• _Request_
Everything from the first line of the data through the line with "const yTicks = [0, -20, -40, -60, -80, -100, -120];" is to be echoed exactly, minus the pictures.

::::::::

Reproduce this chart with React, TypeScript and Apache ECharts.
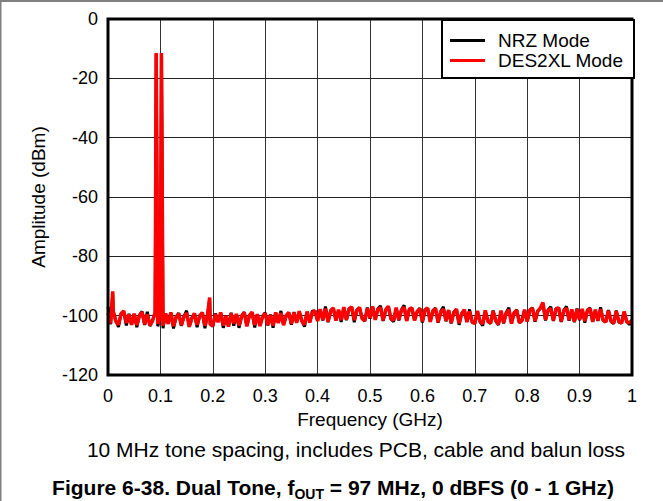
import React, { useEffect, useRef } from "react";
import * as echarts from "echarts";

const FONT = '"Liberation Sans", Arial, sans-serif';

const STEP = 0.005; // GHz between samples of the noise floor
const xTicks = [0, 0.1, 0.2, 0.3, 0.4, 0.5, 0.6, 0.7, 0.8, 0.9, 1];
const yTicks = [0, -20, -40, -60, -80, -100, -120];

// DES2XL Mode (red) noise floor, 0 .. 1 GHz every 5 MHz
const des2xlFloor = [
  -99.1, -102.6, -98.7, -101.9, -103.0, -99.4, -98.4, -102.5, -99.6, -103.1,
  -99.3, -103.2, -100.0, -98.8, -102.9, -99.6, -103.3, -101.8, -98.9, -102.8,
  -100.2, -103.4, -99.2, -102.8, -98.9, -103.5, -100.6, -99.3, -103.2, -100.4,
  -99.1, -103.6, -101.0, -99.2, -103.1, -100.2, -98.9, -103.4, -99.8, -102.9,
  -103.4, -99.5, -102.2, -98.9, -103.3, -100.1, -103.7, -99.2, -102.6, -99.4,
  -103.3, -100.1, -99.0, -103.6, -100.0, -98.8, -103.2, -99.5, -103.5, -100.4,
  -99.2, -103.1, -99.8, -103.4, -98.9, -102.5, -99.1, -103.2, -100.0, -98.9,
  -102.8, -99.0, -102.4, -98.5, -101.9, -103.0, -98.6, -102.3, -99.0, -98.3,
  -101.8, -97.8, -101.4, -97.6, -102.0, -98.4, -97.4, -101.7, -98.0, -101.5,
  -97.1, -101.3, -97.8, -97.0, -101.5, -98.2, -97.2, -101.0, -101.7, -97.5,
  -100.8, -96.9, -101.4, -97.9, -97.3, -101.6, -98.0, -96.8, -101.0, -101.5,
  -97.3, -101.4, -98.2, -97.1, -101.8, -97.8, -97.4, -101.6, -98.6, -97.6,
  -101.9, -98.0, -97.4, -102.1, -98.5, -97.6, -102.2, -98.7, -97.8, -101.7,
  -98.1, -102.4, -99.0, -97.8, -102.6, -99.4, -98.0, -102.2, -98.6, -102.1,
  -102.7, -98.4, -101.9, -102.8, -98.2, -102.0, -102.5, -98.5, -101.6, -102.9,
  -98.3, -102.4, -99.1, -98.0, -102.7, -99.0, -98.2, -102.3, -101.7, -98.0,
  -102.0, -98.1, -97.5, -101.8, -98.6, -97.4, -95.6, -101.4, -98.2, -97.6,
  -101.6, -97.8, -97.3, -101.9, -98.3, -97.5, -101.5, -97.9, -102.0, -97.8,
  -101.3, -97.7, -101.8, -98.3, -97.6, -102.1, -98.0, -101.6, -97.8, -101.5,
  -102.2, -98.3, -101.8, -102.5, -98.5, -102.0, -102.6, -98.6, -102.1, -102.4,
  -101.5,
];

// NRZ Mode (black) noise floor, 0 .. 1 GHz every 5 MHz
const nrzFloor = [
  -97.0, -102.9, -98.5, -101.7, -103.8, -99.2, -98.6, -103.3, -99.4, -103.0,
  -99.5, -103.9, -99.8, -98.6, -103.1, -98.7, -103.5, -101.6, -99.1, -103.6,
  -100.0, -104.2, -99.4, -102.6, -99.1, -104.3, -100.4, -99.1, -103.4, -100.2,
  -98.3, -103.8, -100.8, -99.4, -103.9, -100.0, -99.1, -104.2, -99.6, -102.7,
  -103.6, -99.3, -102.0, -99.1, -104.1, -100.3, -103.5, -99.0, -103.4, -99.6,
  -104.1, -100.3, -98.8, -103.4, -99.8, -99.0, -104.0, -99.7, -103.3, -100.2,
  -99.0, -103.3, -99.6, -104.1, -99.1, -102.3, -98.4, -103.0, -100.2, -99.1,
  -103.0, -98.8, -102.2, -98.7, -101.7, -103.7, -98.8, -102.1, -98.4, -98.5,
  -101.6, -98.0, -101.6, -96.9, -102.2, -98.2, -97.6, -101.5, -98.2, -102.1,
  -97.3, -101.5, -97.6, -97.2, -102.2, -98.0, -97.4, -100.8, -101.9, -97.3,
  -101.0, -97.1, -101.2, -97.7, -96.7, -101.8, -98.2, -97.0, -101.2, -102.0,
  -97.5, -101.6, -98.0, -96.5, -101.6, -98.0, -97.6, -101.4, -98.8, -97.4,
  -102.3, -98.2, -97.6, -101.9, -98.3, -97.4, -102.4, -98.5, -97.0, -101.9,
  -98.3, -102.6, -98.8, -98.0, -103.1, -99.2, -98.2, -102.0, -97.9, -102.3,
  -102.5, -98.6, -102.1, -103.4, -98.4, -101.8, -102.7, -98.3, -101.8, -103.1,
  -98.5, -102.6, -98.9, -97.3, -102.5, -99.2, -98.0, -102.5, -101.5, -98.2,
  -101.8, -98.3, -97.3, -102.0, -98.4, -97.6, -96.0, -101.6, -98.0, -97.0,
  -101.8, -97.6, -97.5, -102.1, -98.1, -96.9, -101.7, -98.1, -102.2, -97.6,
  -101.5, -97.9, -102.4, -98.1, -97.4, -101.9, -98.2, -101.8, -97.2, -101.7,
  -102.0, -98.1, -102.0, -102.7, -98.3, -102.2, -102.4, -98.8, -101.9, -103.0,
  -101.7,
];

// tones and spurs: [GHz, dBm]
const des2xlPeaks = [
  [0.009, -91.8],
  [0.092, -11.5],
  [0.102, -11.5],
  [0.194, -93.9],
];
const nrzPeaks = [
  [0.009, -92.6],
  [0.092, -11.8],
  [0.102, -11.8],
  [0.194, -94.5],
];

function buildSeries(floor: number[], peaks: number[][]) {
  const pts: number[][] = floor.map((v, i) => [Number((i * STEP).toFixed(3)), v]);
  peaks.forEach((p) => pts.push([p[0], p[1]]));
  pts.sort((a, b) => a[0] - b[0]);
  return pts;
}

export default function App() {
  const ref = useRef<HTMLDivElement>(null);
  useEffect(() => {
    if (!ref.current) return;
    const chart = echarts.init(ref.current, null, { renderer: "svg" });
    chart.setOption({
      animation: false,
      backgroundColor: "#fff",
      textStyle: { fontFamily: FONT },
      grid: {
        left: 108,
        top: 19,
        width: 524,
        height: 356,
        show: true,
        borderColor: "#000",
        borderWidth: 3,
        backgroundColor: "transparent",
        z: 3,
      },
      legend: {
        data: ["NRZ Mode", "DES2XL Mode"],
        orient: "vertical",
        left: 450,
        top: 31,
        padding: 0,
        itemGap: 1,
        itemWidth: 35,
        itemHeight: 3,
        icon: "rect",
        textStyle: { fontSize: 19, color: "#000", fontFamily: FONT, padding: [0, 0, 0, 8] },
        z: 10,
      },
      xAxis: {
        type: "value",
        min: 0,
        max: 1,
        interval: 0.1,
        name: "Frequency (GHz)",
        nameLocation: "middle",
        nameGap: 29,
        nameTextStyle: { fontSize: 19, color: "#000", fontFamily: FONT },
        axisLine: { show: false },
        axisTick: { show: false },
        axisLabel: {
          fontSize: 18,
          color: "#000",
          margin: 12,
          fontFamily: FONT,
          formatter: (v: number) => {
            const t = xTicks.find((x) => Math.abs(x - v) < 1e-6);
            return t === undefined ? "" : String(t);
          },
        },
        splitLine: { show: true, lineStyle: { color: "#333", width: 1 } },
      },
      yAxis: {
        type: "value",
        min: -120,
        max: 0,
        interval: 20,
        name: "Amplitude (dBm)",
        nameLocation: "middle",
        nameGap: 60,
        nameTextStyle: { fontSize: 19, color: "#000", fontFamily: FONT },
        axisLine: { show: false },
        axisTick: { show: false },
        axisLabel: {
          fontSize: 18,
          color: "#000",
          margin: 10,
          fontFamily: FONT,
          formatter: (v: number) => {
            const t = yTicks.find((y) => Math.abs(y - v) < 1e-6);
            return t === undefined ? "" : String(t);
          },
        },
        splitLine: { show: true, lineStyle: { color: "#222", width: 1 } },
      },
      graphic: [
        { type: "rect", left: 0, top: 0, shape: { width: 663, height: 2 }, style: { fill: "#808080" }, z: 20 },
        { type: "rect", left: 0, top: 0, shape: { width: 1.5, height: 501 }, style: { fill: "#808080" }, z: 20 },
        {
          type: "rect",
          left: 441,
          top: 19,
          shape: { width: 192, height: 58 },
          style: { fill: "#fff", stroke: "#000", lineWidth: 2 },
          z: 5,
        },
        {
          type: "text",
          x: 356,
          y: 449,
          style: {
            text: "10 MHz tone spacing, includes PCB, cable and balun loss",
            fontSize: 21,
            fontFamily: FONT,
            fill: "#000",
            align: "center",
            verticalAlign: "middle",
          },
          z: 10,
        },
        {
          type: "text",
          x: 333,
          y: 487,
          style: {
            text: "{b|Figure 6-38. Dual Tone, f}{s|OUT}{b| = 97 MHz, 0 dBFS (0 - 1 GHz)}",
            fontFamily: FONT,
            fill: "#000",
            align: "center",
            verticalAlign: "middle",
            rich: {
              b: { fontSize: 21, fontWeight: "bold", fontFamily: FONT, lineHeight: 28, verticalAlign: "middle" },
              s: { fontSize: 14, fontWeight: "bold", fontFamily: FONT, lineHeight: 28, verticalAlign: "bottom" },
            },
          },
          z: 10,
        },
      ],
      series: [
        {
          name: "NRZ Mode",
          type: "line",
          data: buildSeries(nrzFloor, nrzPeaks),
          symbol: "none",
          lineStyle: { color: "#000", width: 3 },
          itemStyle: { color: "#000" },
          z: 2,
        },
        {
          name: "DES2XL Mode",
          type: "line",
          data: buildSeries(des2xlFloor, des2xlPeaks),
          symbol: "none",
          lineStyle: { color: "#ff0000", width: 3.5 },
          itemStyle: { color: "#ff0000" },
          z: 2,
        },
      ],
    });
    return () => chart.dispose();
  }, []);
  return (
    <div
      ref={ref}
      style={{ position: "fixed", left: 0, top: 0, width: 663, height: 501, background: "#fff" }}
    />
  );
}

::::::::

• _Worked answer_
Reproduce this chart with React, TypeScript and Apache ECharts.
import React, { useEffect, useRef } from "react";
import * as echarts from "echarts";

const FONT = '"Liberation Sans", Arial, sans-serif';

const STEP = 0.005; // GHz between samples of the noise floor
const xTicks = [0, 0.1, 0.2, 0.3, 0.4, 0.5, 0.6, 0.7, 0.8, 0.9, 1];
const yTicks = [0, -20, -40, -60, -80, -100, -120];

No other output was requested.